【元日経新聞記者】宮崎信行の国会傍聴記

政治ジャーナリスト宮崎信行、50代はドンドン書いていきます。

税調会長は藤井裕久財務相、峰崎直樹・財務副大臣が「事務局長」に 進む“菅外し”

2009年09月22日 06時46分24秒 | 第172特別会(2009年9月)鳩山政権発足


写真=藤井財務相(上)と、峰崎直樹財務副大臣(下)

 政府税制調査会の会長(税調会長)に藤井財務相がみずから就任し、“事務局長”に峰崎直樹・財務副大臣が就くそうです。きのう(21日)開かれた初の財務省政務三役会議で話し合われ、10月上旬に第1回会議が開かれるようです。新聞各紙、NHKが伝えています。

 民主党はマニフェストで党と政府の税調を一元化することを決めていますから、民主党税調は廃止され、藤井会長の下に税制改正の議論が集約されます。

 税調担当・財務副大臣になる峰崎直樹さんは北海道選出の参院議員、当選3回。1996年の第1次民主党(鳩菅民主党)結党メンバーの中で唯一今も民主党に残る参院議員です(このほか、簗瀬進さんが衆院→参院に院替え)。

 峰崎さんは今年度本予算を審議した参院予算委で筆頭理事として采配をふるったほか、かつて、財政金融委員長、地方行政委員長などを歴任。民主党では税調会長、ネクスト財務相、経済・財政担当などを務めました。

 一橋大学大学院の経済学修士から鉄鋼労連の事務局に入り、政策作りをする職員を務めていたそうです。その後、自治労北海道本部でも調査室長を務め、1992年の第16回参院選に出馬し、「社会党王国・北海道」で初当選しました。ですから、労組役員出身ではなく、シンクタンクのエコノミストに近い人です。

 例えば、農林中金に対する党の部門会議のヒアリングでは、「監査法人はどこですか?」と質問するなど、要点を簡潔にしっかりと聞いたり、話したりできる人で、ときに自慢話が長いことをのぞけば、民主党らしさにあふれた今までにないタイプの与党政治家・税調幹部として国民、官僚双方の支持を得られるのではないでしょうか。
 
 これまで政府の税調会長は大学教授、与党の税調会長は元閣僚の大物議員が分け合いました。毎年末の自民党本部ビルは「減税の継続を!」「増税に反対!」と書かれたプラカードを持った陳情客があふれ、それが権力の象徴とされました。税調会の総会では、若手議員が自分の支援団体のために「○○減税を継続してください!」と叫ぶためだけにマイクを奪いあいました。これが自民党税調の姿です。

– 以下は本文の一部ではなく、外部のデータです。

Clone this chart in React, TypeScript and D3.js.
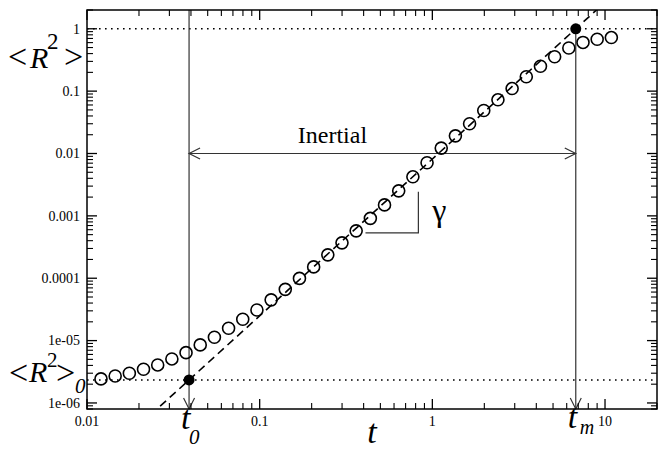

 77歳で欲のない藤井財務相の税調会長就任で、「税制論議の正常化」を期待したいです。

 新・税調は藤井会長、峰崎副大臣の下に各省の大臣政務官が参加することになります。ところで、我が国の税制は国税は財務省、地方税は総務省が企画することになっており、“50年戦争”と呼ばれるほどの激しい鍔迫り合いが両省で演じられてきました。税調メンバーとなる総務大臣政務官は重要ポストとなりますが、3人いる総務大臣政務官のうち、おそらく小川淳也さん(香川1区、当選2回、38歳)が総務省を代表して、出席するのではないでしょうか。

 一方、国家戦略室。菅副総理の古川元久室長、大塚耕平さんらは内閣府「副大臣」ですから、税調に参加できないことになります。おそらく国家戦略室からは、田村謙治・内閣府大臣政務官(静岡4区、当選3回、41歳)が担当になるのではないかと思いますが、古川、大塚両氏ら国家戦略室主要メンバーを意図的に外すねらいがある可能性もあります。

 このほか、東京新聞は「政府高官が国家戦略室への局への昇格法案は秋の臨時国会ではなく、来年の通常国会へ先送りする」という報道もしており、露骨な“菅外し”が起きているように思えます。現在の「政府高官」には、鳩山グループ(実現する会)のメンバーしかいないはずだし。やれやれ与党は大変です。一方、朝日1面には「現行3人の官房副長官を4人に増員、1人に国家戦略局長を兼務させ」 る法案を秋の臨時国会に提出する方針というまったく別の記事が出ていますが、記事の中には、「初代の国家戦略局長(官房副長官)には、菅直人国家戦略担当相を補佐する古川元久・内閣府副大臣(国家戦略担当)が想定されている」と書いてあり、おかしくて腹がよじれそうです。菅さん、落ち着いてください。